O medicamento é destinado ao tratamento da insônia (dificuldade para dormir) que pode ser ocasional (eventual), transitória (passageira) ou crônica (que dura há muito tempo). O medicamento é um hipnótico não-benzodiazepínico do grupo das imidazopiridinas. Seu efeito começa de 15 a 30 minutos após a ingestão. Devido à sua rápida ação, é recomendado que se tome o remédio ao se deitar para dormir.
— Se é uma pessoa que toma direito, indicado pelo médico, na cama, sem ultrapassar o limite de quatro semanas, pontualmente, nós não temos problemas com a medicação. É um bom remédio, o problema é esse uso indevido — diz a neurologista Rosa Hasan, coordenadora do Ambulatório de Sono do Hospital das Clínicas da Universidade de São Paulo (USP), em entrevista ao GLOBO sobre o assunto.

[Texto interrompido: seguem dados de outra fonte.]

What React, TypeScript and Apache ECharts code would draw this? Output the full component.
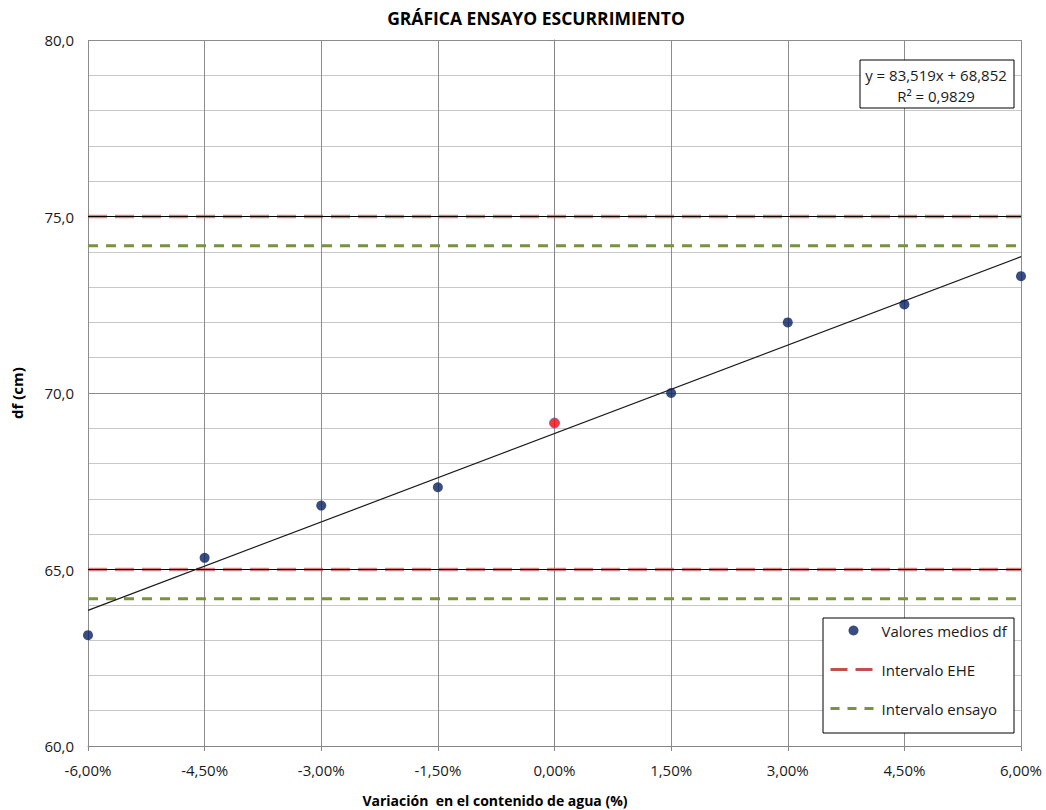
import React, { useEffect, useRef } from "react";
import * as echarts from "echarts";

const xPercent = [-6, -4.5, -3, -1.5, 0, 1.5, 3, 4.5, 6];
const dfValues = [63.14, 65.33, 66.81, 67.33, 69.15, 70.0, 72.0, 72.51, 73.31];
const highlightIndex = 4;
const eheLimits = [75, 65];
const ensayoLimits = [74.17, 64.17];
const trendSlope = 83.519; // per unit fraction
const trendIntercept = 68.852;
const rSquared = "0,9829";
const xRange = [-6, 6];
const yRange = [60, 80];

const FONT = "'Open Sans', 'Liberation Sans', sans-serif";
const TXT = "#1a1a1a";
const RED = "#C0504D";
const GREEN = "#77933C";
const hidden = { color: "rgba(0,0,0,0)", borderWidth: 0, opacity: 0 };

export default function App() {
  const ref = useRef<HTMLDivElement>(null);
  useEffect(() => {
    const chart = echarts.init(ref.current!, undefined, { renderer: "svg" });
    const scatterData = xPercent.map((x, i) =>
      i === highlightIndex
        ? { value: [x, dfValues[i]], itemStyle: { color: "#ff0000", borderColor: "#4a74b8", borderWidth: 1 } }
        : { value: [x, dfValues[i]] }
    );
    const trend = xRange.map((x) => [x, trendIntercept + (trendSlope * x) / 100]);
    const hLine = (y: number) => xRange.map((x) => [x, y]);

    const series: any[] = [];
    eheLimits.forEach((y) => {
      series.push({
        name: "Intervalo EHE",
        type: "line",
        data: hLine(y),
        symbol: "none",
        z: 3,
        lineStyle: { color: RED, width: 3.5, type: [19, 8], opacity: 0.7 },
        itemStyle: { color: RED },
      });
    });
    eheLimits.forEach((y) => {
      series.push({
        name: "Límite",
        type: "line",
        data: hLine(y),
        symbol: "none",
        z: 4,
        lineStyle: { color: "#000000", width: 1 },
      });
    });
    ensayoLimits.forEach((y) => {
      series.push({
        name: "Intervalo ensayo",
        type: "line",
        data: hLine(y),
        symbol: "none",
        z: 3,
        lineStyle: { color: GREEN, width: 3, type: [10, 8] },
        itemStyle: { color: GREEN },
      });
    });
    series.push({
      name: "Lineal (Valores medios df)",
      type: "line",
      data: trend,
      symbol: "none",
      z: 5,
      lineStyle: { color: "#1a1a1a", width: 1.2 },
    });
    series.push({
      name: "Valores medios df",
      type: "scatter",
      data: scatterData,
      symbolSize: 10,
      z: 6,
      itemStyle: { color: "#082060" },
    });

    chart.setOption({
      animation: false,
      backgroundColor: "#ffffff",
      textStyle: { fontFamily: FONT },
      title: {
        text: "GRÁFICA ENSAYO ESCURRIMIENTO",
        left: 531,
        top: 4,
        textAlign: "center",
        textStyle: { fontFamily: FONT, fontSize: 17.5, fontWeight: "bold", color: "#000" },
      },
      grid: { left: 88, right: 25, top: 40, bottom: 64, containLabel: false },
      xAxis: {
        type: "value",
        min: xRange[0],
        max: xRange[1],
        interval: 1.5,
        axisLine: { show: true, onZero: false, lineStyle: { color: "#868686", width: 1 } },
        axisTick: { show: true, length: 5, lineStyle: { color: "#868686" } },
        axisLabel: {
          margin: 16,
          fontFamily: FONT,
          fontSize: 15,
          color: TXT,
          formatter: (v: number) => (Math.abs(v) < 1e-9 ? 0 : v).toFixed(2).replace(".", ",") + "%",
        },
        splitLine: { show: true, lineStyle: { color: "#8c8c8c", width: 1 } },
      },
      yAxis: {
        type: "value",
        min: yRange[0],
        max: yRange[1],
        interval: 5,
        name: "df (cm)",
        nameLocation: "middle",
        nameGap: 64,
        nameRotate: 90,
        nameTextStyle: { fontFamily: FONT, fontSize: 15, fontWeight: "bold", color: "#000" },
        axisLine: { show: true, lineStyle: { color: "#868686", width: 1 } },
        axisTick: { show: true, length: 5, lineStyle: { color: "#868686" } },
        axisLabel: {
          margin: 14,
          fontFamily: FONT,
          fontSize: 15,
          color: TXT,
          formatter: (v: number) => v.toFixed(1).replace(".", ","),
        },
        splitLine: { show: true, lineStyle: { color: "#8c8c8c", width: 1 } },
        minorTick: { show: false, splitNumber: 5 },
        minorSplitLine: { show: true, lineStyle: { color: "#c8c8c8", width: 1 } },
      },
      legend: {
        data: [
          { name: "Valores medios df", itemStyle: { color: "#082060" } },
          {
            name: "Intervalo EHE",
            itemStyle: hidden,
            lineStyle: { color: RED, width: 3, type: [17, 8], opacity: 1 },
          },
          {
            name: "Intervalo ensayo",
            itemStyle: hidden,
            lineStyle: { color: GREEN, width: 3, type: [9, 8], opacity: 1 },
          },
        ],
        orient: "vertical",
        left: 829,
        top: 623,
        padding: 0,
        itemWidth: 46,
        itemHeight: 10,
        itemGap: 24,
        z: 100,
        selectedMode: false,
        textStyle: { fontFamily: FONT, fontSize: 15, color: TXT },
      },
      graphic: [
        {
          type: "rect",
          z: 50,
          shape: { x: 823, y: 618, width: 191, height: 115 },
          style: { fill: "#ffffff", stroke: "#000000", lineWidth: 1 },
        },
        {
          type: "rect",
          z: 50,
          shape: { x: 860, y: 60, width: 154, height: 48 },
          style: { fill: "#ffffff", stroke: "#000000", lineWidth: 1 },
        },
        {
          type: "text",
          z: 51,
          x: 936,
          y: 75,
          style: {
            text: "y = 83,519x + 68,852",
            fill: TXT,
            font: `15px ${FONT}`,
            align: "center",
            verticalAlign: "middle",
          },
        },
        {
          type: "text",
          z: 51,
          x: 936,
          y: 96,
          style: {
            text: "R² = " + rSquared,
            fill: TXT,
            font: `15px ${FONT}`,
            align: "center",
            verticalAlign: "middle",
          },
        },
        {
          type: "text",
          z: 51,
          x: 495,
          y: 800,
          style: {
            text: "Variación  en el contenido de agua (%)",
            fill: "#000",
            font: `bold 14px ${FONT}`,
            align: "center",
            verticalAlign: "middle",
          },
        },
      ],
      series,
    });
    return () => chart.dispose();
  }, []);
  return (
    <div
      ref={ref}
      style={{ position: "fixed", left: 0, top: 0, width: 1046, height: 810 }}
    />
  );
}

Por outro lado, esse fármaco não é de uso prolongado. De acordo com a neurologista Dalva Poyares, professora de medicina do sono na Universidade Federal de São Paulo (Unifesp) e pesquisadora do Instituto do Sono, em entrevista ao GLOBO sobre o assunto, exceder o prazo da bula de quatro semanas é uma das principais causas da dependência.
— Com o uso crônico, você pode desenvolver tolerância, ou seja, precisar de uma dose maior para ter o mesmo efeito, e ele começa a reduzir o tempo. Então a pessoa passa a acordar no meio da noite, por causa do Zolpidem, e toma outro — diz a especialista.
Ambas atendem uma série de pacientes com quadros de vício, e a quantidade cresce em ritmo alarmante. Além dos riscos já conhecidos pelo comportamento inconsciente – como bater de carro, ter relações sexuais indesejadas e desprotegidas, passar por situações de constrangimento ou criar despesas financeiras –, a dependência a longo prazo pode levar a problemas neurológicos, como de memória, e a um quadro ainda pior de insônia.